_What is being asked_
Render the material again word for word, skipping the pictures in it.

_Information shown_
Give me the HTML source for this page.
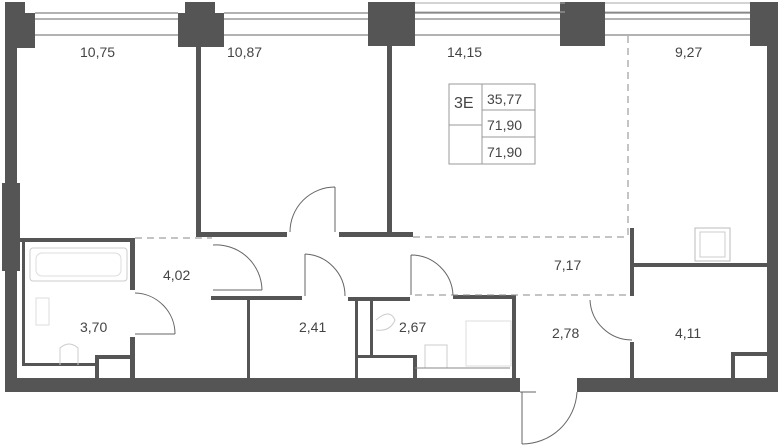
<!DOCTYPE html>
<html><head><meta charset="utf-8"><style>
html,body{margin:0;padding:0;background:#fff;}
svg{display:block;}
text{font-family:"Liberation Sans",sans-serif;font-size:14px;fill:#444;}
</style></head><body>
<svg width="780" height="446" viewBox="0 0 780 446" xmlns="http://www.w3.org/2000/svg">
<g fill="#555">
<!-- columns -->
<rect x="5" y="2" width="20" height="14"/><rect x="5" y="13" width="30" height="35"/>
<rect x="185" y="2" width="30" height="14"/><rect x="178" y="13" width="46" height="34"/>
<rect x="368" y="2" width="47" height="44"/>
<rect x="560" y="2" width="45" height="44"/>
<rect x="750" y="2" width="28" height="44"/>
<!-- outer walls -->
<rect x="5" y="40" width="12" height="352"/>
<rect x="2" y="183" width="18" height="88"/>
<rect x="767" y="40" width="11" height="352"/>
<rect x="5" y="378" width="515" height="14"/>
<rect x="577" y="378" width="201" height="14"/>
<!-- interior -->
<rect x="196" y="46" width="5" height="191"/>
<rect x="387" y="46" width="5" height="191"/>
<rect x="200" y="232" width="87" height="5"/>
<rect x="339" y="232" width="74" height="5"/>
<rect x="630" y="228" width="4" height="68"/>
<rect x="634" y="263" width="133" height="4"/>
<rect x="630" y="342" width="4" height="36"/>
<rect x="731" y="352" width="36" height="4"/><rect x="731" y="352" width="4" height="26"/>
<!-- bath 3.70 -->
<rect x="20" y="238" width="115" height="4"/>
<rect x="130" y="238" width="5" height="52"/>
<rect x="130" y="337" width="5" height="41"/>
<rect x="22" y="240" width="3" height="126"/>
<rect x="22" y="363" width="75" height="3"/>
<rect x="95" y="355" width="38" height="4"/><rect x="95" y="355" width="4" height="23"/>
<!-- 4.02 / 2.41 -->
<rect x="211" y="296" width="91" height="4"/>
<rect x="247" y="298" width="3" height="80"/>
<!-- 2.67 -->
<rect x="348" y="297" width="62" height="4"/>
<rect x="453" y="295" width="63" height="4"/>
<rect x="512" y="295" width="4" height="83"/>
<rect x="355" y="297" width="3" height="81"/>
<rect x="370" y="300" width="3" height="57"/>
<rect x="358" y="355" width="58" height="3"/>
<rect x="413" y="355" width="4" height="23"/>
</g>
<g fill="none" stroke="#666" stroke-width="1">
<!-- windows -->
<path d="M35 13H178M35 19H178M35 35H178M224 13H368M224 19H368M224 35H368M415 13H560M415 19H560M415 35H560M605 13H750M605 19H750M605 35H750"/>
<path d="M415 3H565M415 12H565M605 3H750M605 12H750" stroke="#aaa"/>
<!-- dashed -->
<path d="M628 36V237M135 238H212M413 237H628M415 295H630" stroke-dasharray="7,5" stroke="#888"/>
<!-- doors -->
<path d="M335 187V232M290 232A45 45 0 0 1 335 187"/>
<path d="M213 290H262M213 245A46 46 0 0 1 262 290"/>
<path d="M135 334H175M135 293A41 41 0 0 1 175 334"/>
<path d="M305 254V296M305 254A42 42 0 0 1 345 296"/>
<path d="M411 255V295M411 255A42 42 0 0 1 453 295"/>
<path d="M590 300A42 42 0 0 0 632 340"/>
<path d="M522 392V444M522 444A55 55 0 0 0 577 392"/>
<path d="M536 392H520"/>
<!-- fixtures -->
<rect x="30" y="248" width="97" height="33" rx="3" stroke="#ccc"/>
<rect x="36" y="253" width="85" height="23" rx="6" stroke="#ddd"/>
<rect x="36" y="298" width="13" height="27" stroke="#ddd"/>
<path d="M60 365V348Q69 340 78 348V365" stroke="#ccc"/>
<rect x="695" y="228" width="35" height="33" stroke="#bbb"/>
<rect x="700" y="232" width="25" height="25" stroke="#ccc"/>
<rect x="425" y="345" width="22" height="23" stroke="#ccc"/>
<rect x="466" y="321" width="45" height="45" stroke="#ddd"/>
<path d="M415 368H510" stroke="#888"/>
<path d="M376 320Q390 308 395 320Q390 332 376 330" stroke="#ccc"/>
<!-- legend -->
<rect x="449" y="84" width="86" height="80" stroke="#999"/>
<path d="M482 84V164M482 110H535M482 137H535M449 125H482" stroke="#999"/>
</g>
<text x="80" y="57">10,75</text>
<text x="227" y="57">10,87</text>
<text x="447" y="57">14,15</text>
<text x="675" y="57">9,27</text>
<text x="454" y="108" style="font-size:16px">3E</text>
<text x="487" y="104">35,77</text>
<text x="487" y="130">71,90</text>
<text x="487" y="157">71,90</text>
<text x="163" y="280">4,02</text>
<text x="80" y="332">3,70</text>
<text x="299" y="332">2,41</text>
<text x="399" y="332">2,67</text>
<text x="554" y="270">7,17</text>
<text x="552" y="338">2,78</text>
<text x="675" y="338">4,11</text>
</svg>
</body></html>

_Answer in full_
Give me the HTML source for this page.
<!DOCTYPE html>
<html><head><meta charset="utf-8"><style>
html,body{margin:0;padding:0;background:#fff;}
svg{display:block;}
text{font-family:"Liberation Sans",sans-serif;font-size:14px;fill:#444;}
</style></head><body>
<svg width="780" height="446" viewBox="0 0 780 446" xmlns="http://www.w3.org/2000/svg">
<g fill="#555">
<!-- columns -->
<rect x="5" y="2" width="20" height="14"/><rect x="5" y="13" width="30" height="35"/>
<rect x="185" y="2" width="30" height="14"/><rect x="178" y="13" width="46" height="34"/>
<rect x="368" y="2" width="47" height="44"/>
<rect x="560" y="2" width="45" height="44"/>
<rect x="750" y="2" width="28" height="44"/>
<!-- outer walls -->
<rect x="5" y="40" width="12" height="352"/>
<rect x="2" y="183" width="18" height="88"/>
<rect x="767" y="40" width="11" height="352"/>
<rect x="5" y="378" width="515" height="14"/>
<rect x="577" y="378" width="201" height="14"/>
<!-- interior -->
<rect x="196" y="46" width="5" height="191"/>
<rect x="387" y="46" width="5" height="191"/>
<rect x="200" y="232" width="87" height="5"/>
<rect x="339" y="232" width="74" height="5"/>
<rect x="630" y="228" width="4" height="68"/>
<rect x="634" y="263" width="133" height="4"/>
<rect x="630" y="342" width="4" height="36"/>
<rect x="731" y="352" width="36" height="4"/><rect x="731" y="352" width="4" height="26"/>
<!-- bath 3.70 -->
<rect x="20" y="238" width="115" height="4"/>
<rect x="130" y="238" width="5" height="52"/>
<rect x="130" y="337" width="5" height="41"/>
<rect x="22" y="240" width="3" height="126"/>
<rect x="22" y="363" width="75" height="3"/>
<rect x="95" y="355" width="38" height="4"/><rect x="95" y="355" width="4" height="23"/>
<!-- 4.02 / 2.41 -->
<rect x="211" y="296" width="91" height="4"/>
<rect x="247" y="298" width="3" height="80"/>
<!-- 2.67 -->
<rect x="348" y="297" width="62" height="4"/>
<rect x="453" y="295" width="63" height="4"/>
<rect x="512" y="295" width="4" height="83"/>
<rect x="355" y="297" width="3" height="81"/>
<rect x="370" y="300" width="3" height="57"/>
<rect x="358" y="355" width="58" height="3"/>
<rect x="413" y="355" width="4" height="23"/>
</g>
<g fill="none" stroke="#666" stroke-width="1">
<!-- windows -->
<path d="M35 13H178M35 19H178M35 35H178M224 13H368M224 19H368M224 35H368M415 13H560M415 19H560M415 35H560M605 13H750M605 19H750M605 35H750"/>
<path d="M415 3H565M415 12H565M605 3H750M605 12H750" stroke="#aaa"/>
<!-- dashed -->
<path d="M628 36V237M135 238H212M413 237H628M415 295H630" stroke-dasharray="7,5" stroke="#888"/>
<!-- doors -->
<path d="M335 187V232M290 232A45 45 0 0 1 335 187"/>
<path d="M213 290H262M213 245A46 46 0 0 1 262 290"/>
<path d="M135 334H175M135 293A41 41 0 0 1 175 334"/>
<path d="M305 254V296M305 254A42 42 0 0 1 345 296"/>
<path d="M411 255V295M411 255A42 42 0 0 1 453 295"/>
<path d="M590 300A42 42 0 0 0 632 340"/>
<path d="M522 392V444M522 444A55 55 0 0 0 577 392"/>
<path d="M536 392H520"/>
<!-- fixtures -->
<rect x="30" y="248" width="97" height="33" rx="3" stroke="#ccc"/>
<rect x="36" y="253" width="85" height="23" rx="6" stroke="#ddd"/>
<rect x="36" y="298" width="13" height="27" stroke="#ddd"/>
<path d="M60 365V348Q69 340 78 348V365" stroke="#ccc"/>
<rect x="695" y="228" width="35" height="33" stroke="#bbb"/>
<rect x="700" y="232" width="25" height="25" stroke="#ccc"/>
<rect x="425" y="345" width="22" height="23" stroke="#ccc"/>
<rect x="466" y="321" width="45" height="45" stroke="#ddd"/>
<path d="M415 368H510" stroke="#888"/>
<path d="M376 320Q390 308 395 320Q390 332 376 330" stroke="#ccc"/>
<!-- legend -->
<rect x="449" y="84" width="86" height="80" stroke="#999"/>
<path d="M482 84V164M482 110H535M482 137H535M449 125H482" stroke="#999"/>
</g>
<text x="80" y="57">10,75</text>
<text x="227" y="57">10,87</text>
<text x="447" y="57">14,15</text>
<text x="675" y="57">9,27</text>
<text x="454" y="108" style="font-size:16px">3E</text>
<text x="487" y="104">35,77</text>
<text x="487" y="130">71,90</text>
<text x="487" y="157">71,90</text>
<text x="163" y="280">4,02</text>
<text x="80" y="332">3,70</text>
<text x="299" y="332">2,41</text>
<text x="399" y="332">2,67</text>
<text x="554" y="270">7,17</text>
<text x="552" y="338">2,78</text>
<text x="675" y="338">4,11</text>
</svg>
</body></html>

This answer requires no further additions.